• Problem to solve:
Below are the records; locate each line with the word "that" and copy it.

• Given records:
-----

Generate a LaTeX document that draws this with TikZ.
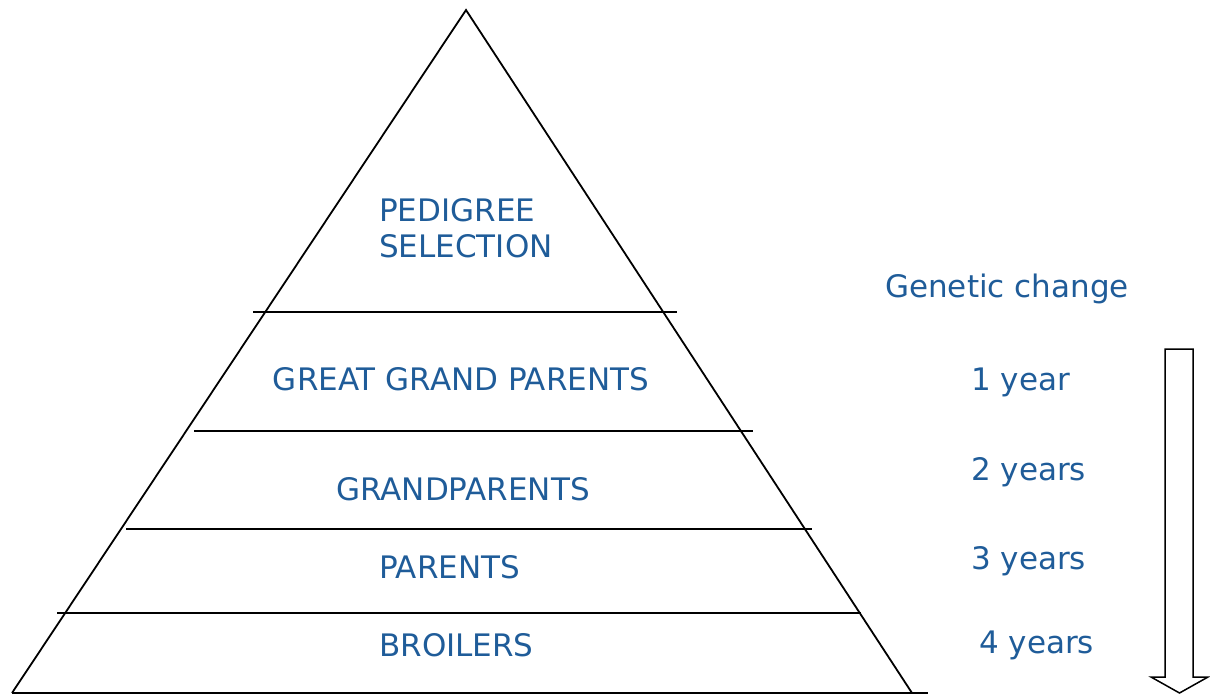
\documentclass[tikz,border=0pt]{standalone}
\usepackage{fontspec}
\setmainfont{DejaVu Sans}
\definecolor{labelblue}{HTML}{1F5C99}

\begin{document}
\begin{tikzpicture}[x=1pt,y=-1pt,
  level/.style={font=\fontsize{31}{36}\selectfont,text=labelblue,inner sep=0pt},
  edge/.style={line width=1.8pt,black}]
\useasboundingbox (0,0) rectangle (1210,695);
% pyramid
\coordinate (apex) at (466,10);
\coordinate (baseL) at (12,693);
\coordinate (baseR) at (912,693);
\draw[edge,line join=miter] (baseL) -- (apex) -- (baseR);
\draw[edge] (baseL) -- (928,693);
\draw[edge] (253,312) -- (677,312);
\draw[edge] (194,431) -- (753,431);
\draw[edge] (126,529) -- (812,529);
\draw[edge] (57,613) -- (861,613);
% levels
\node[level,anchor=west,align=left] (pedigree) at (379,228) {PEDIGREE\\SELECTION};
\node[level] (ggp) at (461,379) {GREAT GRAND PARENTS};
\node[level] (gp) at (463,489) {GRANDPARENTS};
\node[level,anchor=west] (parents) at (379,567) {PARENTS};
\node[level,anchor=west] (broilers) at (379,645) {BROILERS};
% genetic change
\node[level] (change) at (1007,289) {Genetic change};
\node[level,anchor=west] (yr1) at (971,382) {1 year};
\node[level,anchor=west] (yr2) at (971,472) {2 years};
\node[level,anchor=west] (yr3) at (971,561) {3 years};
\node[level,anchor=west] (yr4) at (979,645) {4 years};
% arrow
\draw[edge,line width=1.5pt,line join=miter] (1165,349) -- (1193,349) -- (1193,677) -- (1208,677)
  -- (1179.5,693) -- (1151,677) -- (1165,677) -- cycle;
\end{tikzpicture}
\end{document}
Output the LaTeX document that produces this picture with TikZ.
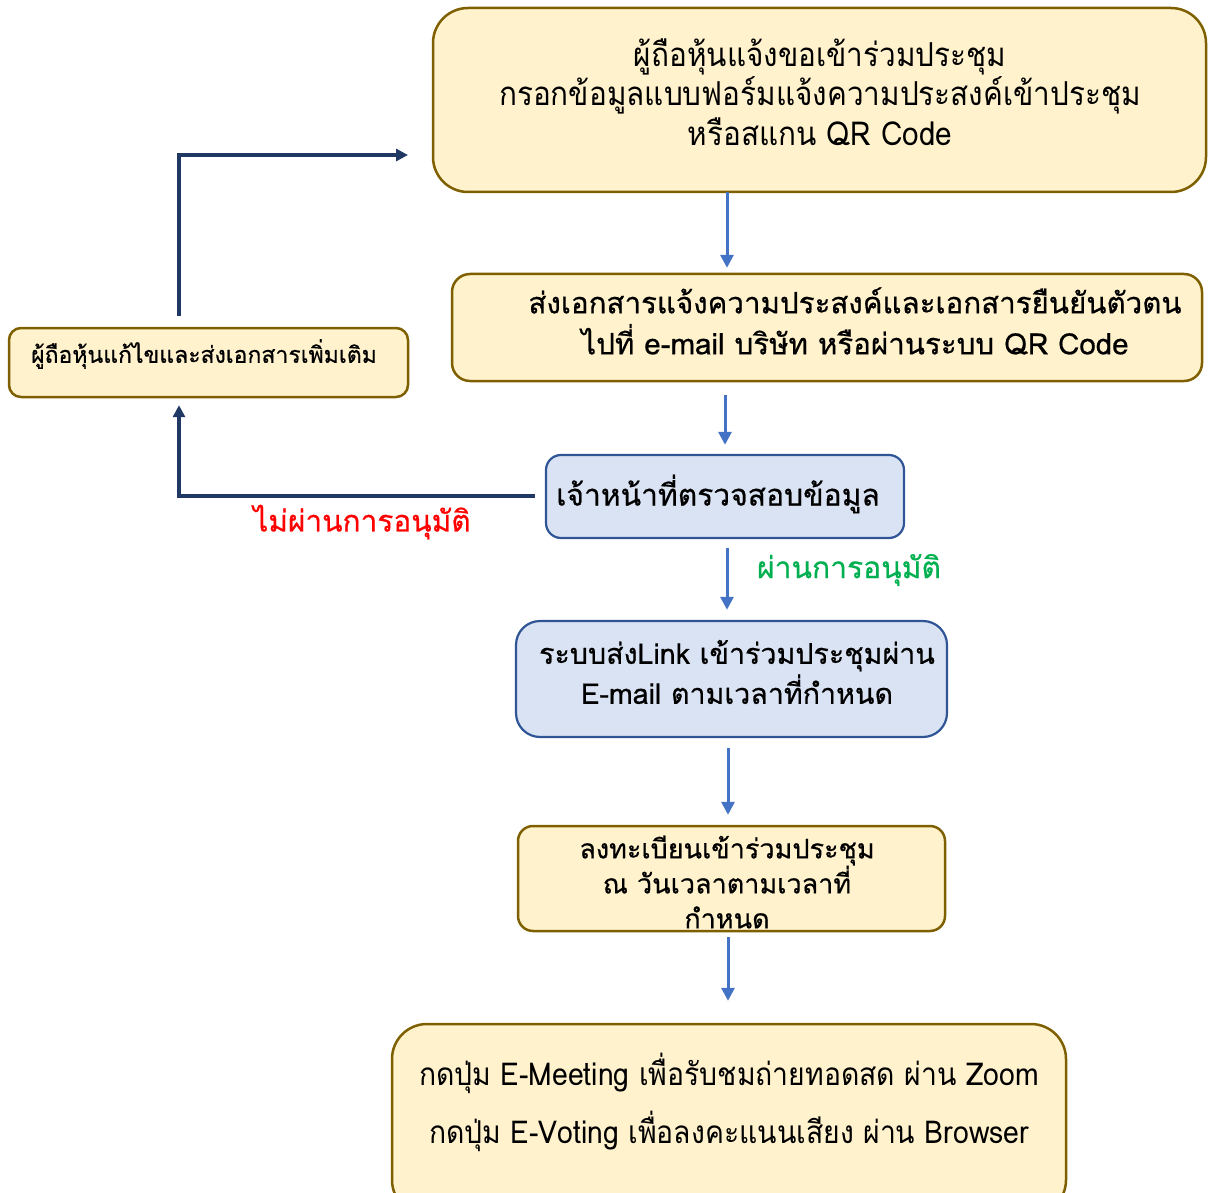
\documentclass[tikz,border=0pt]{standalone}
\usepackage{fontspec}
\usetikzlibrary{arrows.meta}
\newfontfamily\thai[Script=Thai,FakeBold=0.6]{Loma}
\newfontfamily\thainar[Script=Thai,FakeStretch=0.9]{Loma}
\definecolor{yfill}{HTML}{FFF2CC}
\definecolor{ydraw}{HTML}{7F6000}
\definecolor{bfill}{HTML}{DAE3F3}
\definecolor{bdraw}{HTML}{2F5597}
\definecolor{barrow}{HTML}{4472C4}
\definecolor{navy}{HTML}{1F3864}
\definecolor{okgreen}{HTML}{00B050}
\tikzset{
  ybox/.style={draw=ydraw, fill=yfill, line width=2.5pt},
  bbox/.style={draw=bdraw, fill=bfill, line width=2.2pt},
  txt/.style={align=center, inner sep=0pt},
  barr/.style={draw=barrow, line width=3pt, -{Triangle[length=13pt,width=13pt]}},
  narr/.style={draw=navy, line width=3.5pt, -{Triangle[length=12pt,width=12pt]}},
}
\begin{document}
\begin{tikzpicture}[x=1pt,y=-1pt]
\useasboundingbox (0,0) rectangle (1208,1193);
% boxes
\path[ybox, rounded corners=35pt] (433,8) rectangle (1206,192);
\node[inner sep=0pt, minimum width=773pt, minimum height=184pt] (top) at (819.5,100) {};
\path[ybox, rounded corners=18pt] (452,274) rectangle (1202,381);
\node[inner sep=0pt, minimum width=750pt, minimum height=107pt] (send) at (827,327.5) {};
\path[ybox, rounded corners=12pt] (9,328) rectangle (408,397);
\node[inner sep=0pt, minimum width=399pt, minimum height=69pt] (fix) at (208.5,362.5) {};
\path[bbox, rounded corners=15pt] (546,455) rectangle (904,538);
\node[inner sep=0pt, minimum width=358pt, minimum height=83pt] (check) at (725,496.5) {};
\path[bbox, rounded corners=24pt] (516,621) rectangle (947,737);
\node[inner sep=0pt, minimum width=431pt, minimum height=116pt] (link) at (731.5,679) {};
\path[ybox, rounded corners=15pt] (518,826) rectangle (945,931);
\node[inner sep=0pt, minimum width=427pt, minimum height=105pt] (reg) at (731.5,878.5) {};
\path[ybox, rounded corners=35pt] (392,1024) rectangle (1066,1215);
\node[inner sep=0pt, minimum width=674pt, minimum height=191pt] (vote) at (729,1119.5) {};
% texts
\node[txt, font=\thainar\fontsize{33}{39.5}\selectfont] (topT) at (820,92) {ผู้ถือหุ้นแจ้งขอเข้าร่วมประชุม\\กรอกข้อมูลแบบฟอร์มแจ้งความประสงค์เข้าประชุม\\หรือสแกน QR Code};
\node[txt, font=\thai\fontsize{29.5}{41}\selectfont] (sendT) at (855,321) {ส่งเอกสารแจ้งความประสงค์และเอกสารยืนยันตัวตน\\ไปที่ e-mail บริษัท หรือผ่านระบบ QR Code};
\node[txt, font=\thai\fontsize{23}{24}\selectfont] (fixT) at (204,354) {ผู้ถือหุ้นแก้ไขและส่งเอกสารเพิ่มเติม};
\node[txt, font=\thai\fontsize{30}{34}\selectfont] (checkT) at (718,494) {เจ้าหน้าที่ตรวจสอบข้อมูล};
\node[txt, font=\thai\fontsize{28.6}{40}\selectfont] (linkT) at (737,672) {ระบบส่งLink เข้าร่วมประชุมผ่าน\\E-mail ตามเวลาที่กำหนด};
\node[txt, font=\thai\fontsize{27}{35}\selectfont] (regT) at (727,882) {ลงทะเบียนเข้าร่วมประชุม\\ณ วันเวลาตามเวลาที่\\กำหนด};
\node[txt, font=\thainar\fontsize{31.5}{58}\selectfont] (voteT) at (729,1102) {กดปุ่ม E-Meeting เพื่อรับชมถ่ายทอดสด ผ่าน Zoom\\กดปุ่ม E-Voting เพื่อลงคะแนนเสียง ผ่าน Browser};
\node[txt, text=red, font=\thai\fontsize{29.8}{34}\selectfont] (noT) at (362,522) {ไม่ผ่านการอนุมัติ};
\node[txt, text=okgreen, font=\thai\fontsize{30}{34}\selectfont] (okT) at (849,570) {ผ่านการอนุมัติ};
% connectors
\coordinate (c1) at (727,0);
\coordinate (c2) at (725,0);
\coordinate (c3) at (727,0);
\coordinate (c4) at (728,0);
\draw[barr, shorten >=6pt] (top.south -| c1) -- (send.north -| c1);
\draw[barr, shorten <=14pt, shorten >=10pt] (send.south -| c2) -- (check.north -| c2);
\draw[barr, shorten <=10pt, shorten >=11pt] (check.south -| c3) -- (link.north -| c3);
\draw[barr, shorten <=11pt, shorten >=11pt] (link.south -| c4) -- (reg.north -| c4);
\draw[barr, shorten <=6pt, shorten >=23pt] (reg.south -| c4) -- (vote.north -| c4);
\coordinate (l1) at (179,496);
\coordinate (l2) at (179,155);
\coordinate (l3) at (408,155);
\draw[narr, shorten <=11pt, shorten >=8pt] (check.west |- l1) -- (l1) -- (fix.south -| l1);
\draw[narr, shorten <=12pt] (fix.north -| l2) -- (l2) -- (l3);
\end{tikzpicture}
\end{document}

-----

• The reply:
Generate a LaTeX document that draws this with TikZ.
Output the LaTeX document that produces this picture with TikZ.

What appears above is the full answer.